▶ Exercise: Please print the lines between the one with "Write the Plotly.js code for this chart." and the one with "1.6, 1.5, 1.6];", both ends included, exactly as written, with no pictures.

▶ Source data:

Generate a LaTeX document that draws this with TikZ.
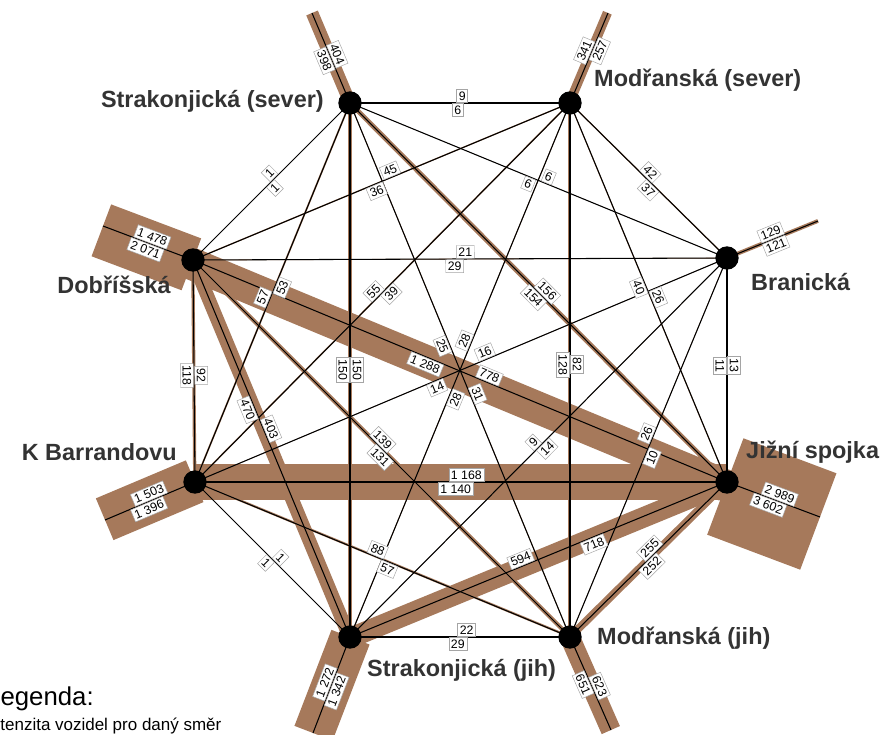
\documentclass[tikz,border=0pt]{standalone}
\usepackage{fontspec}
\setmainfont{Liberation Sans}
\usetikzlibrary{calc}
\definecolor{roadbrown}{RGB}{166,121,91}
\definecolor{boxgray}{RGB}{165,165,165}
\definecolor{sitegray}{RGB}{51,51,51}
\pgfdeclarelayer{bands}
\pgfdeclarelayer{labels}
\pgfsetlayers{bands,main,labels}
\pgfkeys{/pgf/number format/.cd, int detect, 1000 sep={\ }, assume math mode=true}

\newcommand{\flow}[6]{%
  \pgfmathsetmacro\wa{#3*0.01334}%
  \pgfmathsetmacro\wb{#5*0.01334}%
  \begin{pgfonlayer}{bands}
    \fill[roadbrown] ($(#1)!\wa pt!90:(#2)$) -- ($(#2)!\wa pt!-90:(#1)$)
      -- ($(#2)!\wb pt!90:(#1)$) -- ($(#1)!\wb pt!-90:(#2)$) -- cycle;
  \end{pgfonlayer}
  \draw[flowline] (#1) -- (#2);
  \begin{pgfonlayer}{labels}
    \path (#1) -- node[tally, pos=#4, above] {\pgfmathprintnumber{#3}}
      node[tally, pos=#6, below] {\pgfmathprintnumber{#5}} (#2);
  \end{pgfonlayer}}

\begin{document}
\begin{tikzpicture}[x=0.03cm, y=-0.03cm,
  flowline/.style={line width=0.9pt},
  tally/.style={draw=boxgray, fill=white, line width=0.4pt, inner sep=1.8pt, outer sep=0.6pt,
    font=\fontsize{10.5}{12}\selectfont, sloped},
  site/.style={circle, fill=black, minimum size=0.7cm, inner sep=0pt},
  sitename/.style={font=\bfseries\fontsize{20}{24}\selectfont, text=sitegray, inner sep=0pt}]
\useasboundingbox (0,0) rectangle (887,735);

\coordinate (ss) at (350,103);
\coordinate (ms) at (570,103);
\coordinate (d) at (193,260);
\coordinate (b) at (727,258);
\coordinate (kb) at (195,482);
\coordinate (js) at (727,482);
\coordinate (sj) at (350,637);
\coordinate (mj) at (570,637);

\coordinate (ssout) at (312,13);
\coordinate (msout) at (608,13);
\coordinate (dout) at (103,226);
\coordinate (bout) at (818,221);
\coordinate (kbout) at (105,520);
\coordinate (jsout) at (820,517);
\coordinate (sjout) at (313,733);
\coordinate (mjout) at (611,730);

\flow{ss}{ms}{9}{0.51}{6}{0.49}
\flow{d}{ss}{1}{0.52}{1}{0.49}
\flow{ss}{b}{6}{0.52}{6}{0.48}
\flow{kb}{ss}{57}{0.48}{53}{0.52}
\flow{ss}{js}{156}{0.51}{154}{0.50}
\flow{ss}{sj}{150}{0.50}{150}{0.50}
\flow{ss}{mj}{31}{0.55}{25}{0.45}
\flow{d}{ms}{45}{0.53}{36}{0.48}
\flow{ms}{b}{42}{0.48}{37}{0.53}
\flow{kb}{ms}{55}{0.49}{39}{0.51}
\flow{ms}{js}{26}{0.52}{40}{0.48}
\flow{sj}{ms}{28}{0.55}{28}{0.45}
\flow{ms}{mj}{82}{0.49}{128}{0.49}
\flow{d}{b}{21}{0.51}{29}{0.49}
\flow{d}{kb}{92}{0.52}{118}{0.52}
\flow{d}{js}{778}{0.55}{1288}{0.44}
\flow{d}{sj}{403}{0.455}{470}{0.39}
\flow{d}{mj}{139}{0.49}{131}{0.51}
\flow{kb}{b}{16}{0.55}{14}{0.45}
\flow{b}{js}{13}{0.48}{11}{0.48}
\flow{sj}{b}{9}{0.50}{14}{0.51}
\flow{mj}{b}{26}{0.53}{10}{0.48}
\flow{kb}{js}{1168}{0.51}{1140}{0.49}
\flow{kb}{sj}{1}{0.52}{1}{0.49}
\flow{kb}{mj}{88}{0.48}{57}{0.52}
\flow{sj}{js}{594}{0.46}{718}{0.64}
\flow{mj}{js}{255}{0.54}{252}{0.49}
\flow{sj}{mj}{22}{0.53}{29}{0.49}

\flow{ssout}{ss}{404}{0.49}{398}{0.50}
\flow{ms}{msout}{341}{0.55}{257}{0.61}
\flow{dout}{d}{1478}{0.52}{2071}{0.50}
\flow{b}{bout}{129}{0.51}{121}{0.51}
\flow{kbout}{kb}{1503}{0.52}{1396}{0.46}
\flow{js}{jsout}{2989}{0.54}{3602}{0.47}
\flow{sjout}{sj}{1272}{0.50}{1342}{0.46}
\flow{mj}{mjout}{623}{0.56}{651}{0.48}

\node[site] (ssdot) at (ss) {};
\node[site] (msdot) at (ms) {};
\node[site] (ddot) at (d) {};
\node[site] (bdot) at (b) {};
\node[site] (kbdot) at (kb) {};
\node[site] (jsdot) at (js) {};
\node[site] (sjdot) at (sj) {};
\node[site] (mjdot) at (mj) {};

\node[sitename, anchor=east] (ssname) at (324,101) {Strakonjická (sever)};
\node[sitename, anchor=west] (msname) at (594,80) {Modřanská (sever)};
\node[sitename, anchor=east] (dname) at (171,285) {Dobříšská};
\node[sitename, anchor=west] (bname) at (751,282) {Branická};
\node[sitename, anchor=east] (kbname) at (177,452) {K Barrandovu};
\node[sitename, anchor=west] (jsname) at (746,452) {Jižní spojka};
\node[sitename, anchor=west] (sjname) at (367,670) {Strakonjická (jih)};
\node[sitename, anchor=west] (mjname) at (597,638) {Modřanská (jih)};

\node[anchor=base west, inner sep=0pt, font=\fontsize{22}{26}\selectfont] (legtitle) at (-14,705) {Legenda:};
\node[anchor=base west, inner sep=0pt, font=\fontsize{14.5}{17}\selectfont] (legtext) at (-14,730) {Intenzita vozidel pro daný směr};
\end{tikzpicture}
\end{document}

...

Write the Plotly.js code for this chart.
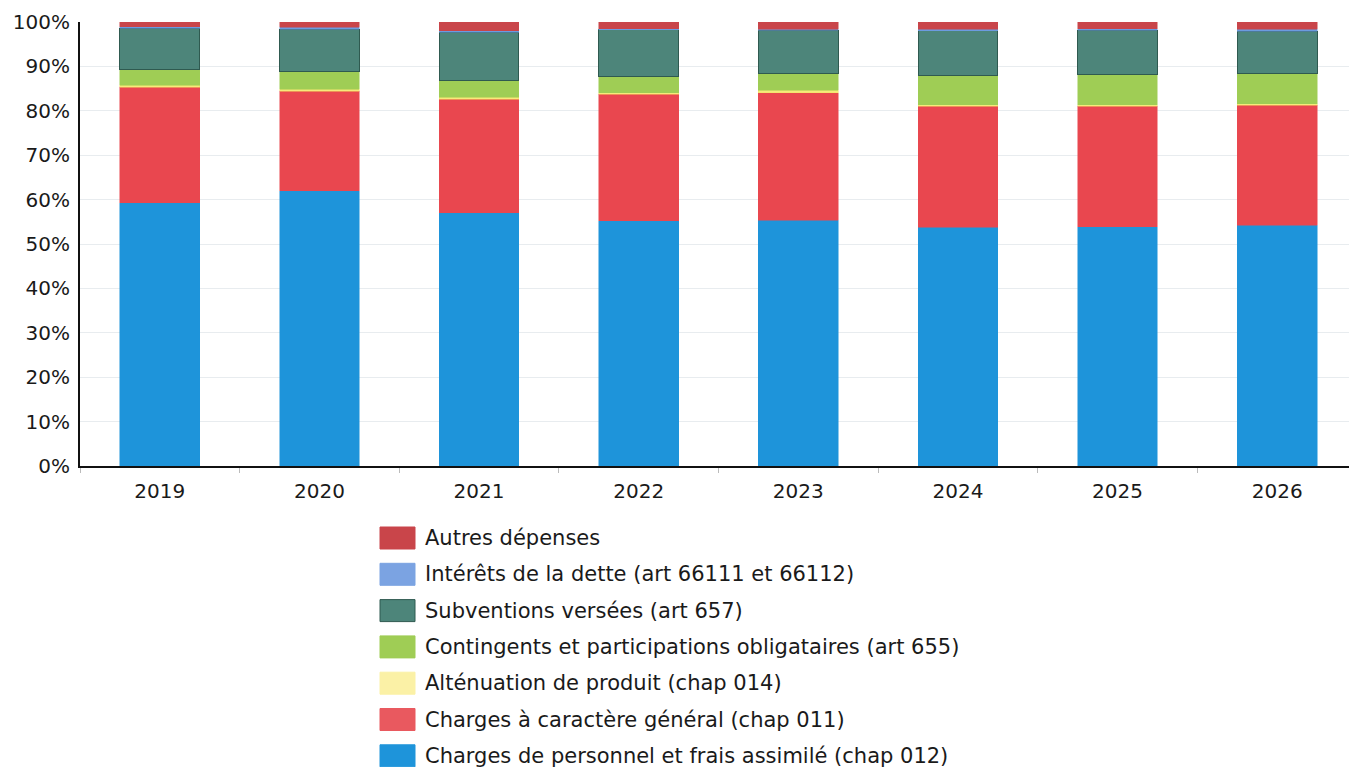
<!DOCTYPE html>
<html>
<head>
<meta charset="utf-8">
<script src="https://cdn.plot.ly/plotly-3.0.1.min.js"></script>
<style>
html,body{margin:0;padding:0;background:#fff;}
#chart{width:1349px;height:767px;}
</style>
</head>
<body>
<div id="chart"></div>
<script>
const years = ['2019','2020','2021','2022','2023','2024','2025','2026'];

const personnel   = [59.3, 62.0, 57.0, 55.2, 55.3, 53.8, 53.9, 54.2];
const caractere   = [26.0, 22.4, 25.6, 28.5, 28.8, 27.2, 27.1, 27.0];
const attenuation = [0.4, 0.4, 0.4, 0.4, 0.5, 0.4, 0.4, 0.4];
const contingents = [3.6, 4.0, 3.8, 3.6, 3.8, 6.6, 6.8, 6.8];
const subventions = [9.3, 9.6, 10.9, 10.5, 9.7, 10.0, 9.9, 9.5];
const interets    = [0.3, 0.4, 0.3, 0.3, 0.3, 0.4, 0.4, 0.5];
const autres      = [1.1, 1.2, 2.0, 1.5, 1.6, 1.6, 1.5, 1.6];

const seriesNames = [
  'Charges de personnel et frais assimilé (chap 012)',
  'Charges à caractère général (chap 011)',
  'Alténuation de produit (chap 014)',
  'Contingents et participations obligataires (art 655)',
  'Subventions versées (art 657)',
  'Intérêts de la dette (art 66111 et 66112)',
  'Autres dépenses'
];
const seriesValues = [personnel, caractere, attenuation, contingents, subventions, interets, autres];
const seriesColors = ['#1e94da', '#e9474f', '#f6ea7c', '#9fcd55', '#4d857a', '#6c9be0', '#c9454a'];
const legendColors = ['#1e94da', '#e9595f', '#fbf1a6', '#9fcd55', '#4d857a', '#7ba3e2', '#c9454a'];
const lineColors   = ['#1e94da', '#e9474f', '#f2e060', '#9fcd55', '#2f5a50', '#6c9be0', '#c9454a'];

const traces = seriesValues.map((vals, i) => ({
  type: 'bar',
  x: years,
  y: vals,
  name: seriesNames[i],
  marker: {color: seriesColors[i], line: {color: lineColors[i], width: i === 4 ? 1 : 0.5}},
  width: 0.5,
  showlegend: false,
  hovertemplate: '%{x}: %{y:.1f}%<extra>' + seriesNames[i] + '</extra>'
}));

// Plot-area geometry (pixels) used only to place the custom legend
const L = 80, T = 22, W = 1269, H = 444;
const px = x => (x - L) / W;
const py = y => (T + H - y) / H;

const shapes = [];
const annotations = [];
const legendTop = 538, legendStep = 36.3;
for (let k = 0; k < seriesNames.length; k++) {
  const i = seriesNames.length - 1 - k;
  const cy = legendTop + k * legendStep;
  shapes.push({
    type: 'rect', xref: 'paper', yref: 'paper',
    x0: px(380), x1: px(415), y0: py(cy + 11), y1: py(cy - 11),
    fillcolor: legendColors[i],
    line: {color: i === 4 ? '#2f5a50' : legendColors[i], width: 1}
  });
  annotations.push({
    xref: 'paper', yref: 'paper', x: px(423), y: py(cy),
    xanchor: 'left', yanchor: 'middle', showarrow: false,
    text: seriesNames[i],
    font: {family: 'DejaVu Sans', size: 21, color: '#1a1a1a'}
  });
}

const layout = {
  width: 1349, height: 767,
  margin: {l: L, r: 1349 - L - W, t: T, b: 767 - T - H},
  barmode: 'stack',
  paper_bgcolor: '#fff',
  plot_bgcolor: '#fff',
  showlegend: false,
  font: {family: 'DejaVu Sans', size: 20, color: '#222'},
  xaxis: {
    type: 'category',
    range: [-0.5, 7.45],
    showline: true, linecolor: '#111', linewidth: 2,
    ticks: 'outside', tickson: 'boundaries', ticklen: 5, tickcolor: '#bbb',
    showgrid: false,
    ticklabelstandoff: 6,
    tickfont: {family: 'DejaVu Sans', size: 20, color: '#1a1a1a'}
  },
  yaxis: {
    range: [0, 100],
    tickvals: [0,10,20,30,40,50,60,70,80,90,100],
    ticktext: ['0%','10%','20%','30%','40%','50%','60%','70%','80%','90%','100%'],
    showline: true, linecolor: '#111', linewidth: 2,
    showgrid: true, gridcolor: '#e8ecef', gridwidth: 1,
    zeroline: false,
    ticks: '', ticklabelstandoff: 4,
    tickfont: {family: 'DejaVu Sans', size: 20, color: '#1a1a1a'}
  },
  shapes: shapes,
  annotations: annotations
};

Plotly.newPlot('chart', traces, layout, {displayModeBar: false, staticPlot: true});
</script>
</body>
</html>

▶ Output of the task:
Write the Plotly.js code for this chart.
<!DOCTYPE html>
<html>
<head>
<meta charset="utf-8">
<script src="https://cdn.plot.ly/plotly-3.0.1.min.js"></script>
<style>
html,body{margin:0;padding:0;background:#fff;}
#chart{width:1349px;height:767px;}
</style>
</head>
<body>
<div id="chart"></div>
<script>
const years = ['2019','2020','2021','2022','2023','2024','2025','2026'];

const personnel   = [59.3, 62.0, 57.0, 55.2, 55.3, 53.8, 53.9, 54.2];
const caractere   = [26.0, 22.4, 25.6, 28.5, 28.8, 27.2, 27.1, 27.0];
const attenuation = [0.4, 0.4, 0.4, 0.4, 0.5, 0.4, 0.4, 0.4];
const contingents = [3.6, 4.0, 3.8, 3.6, 3.8, 6.6, 6.8, 6.8];
const subventions = [9.3, 9.6, 10.9, 10.5, 9.7, 10.0, 9.9, 9.5];
const interets    = [0.3, 0.4, 0.3, 0.3, 0.3, 0.4, 0.4, 0.5];
const autres      = [1.1, 1.2, 2.0, 1.5, 1.6, 1.6, 1.5, 1.6];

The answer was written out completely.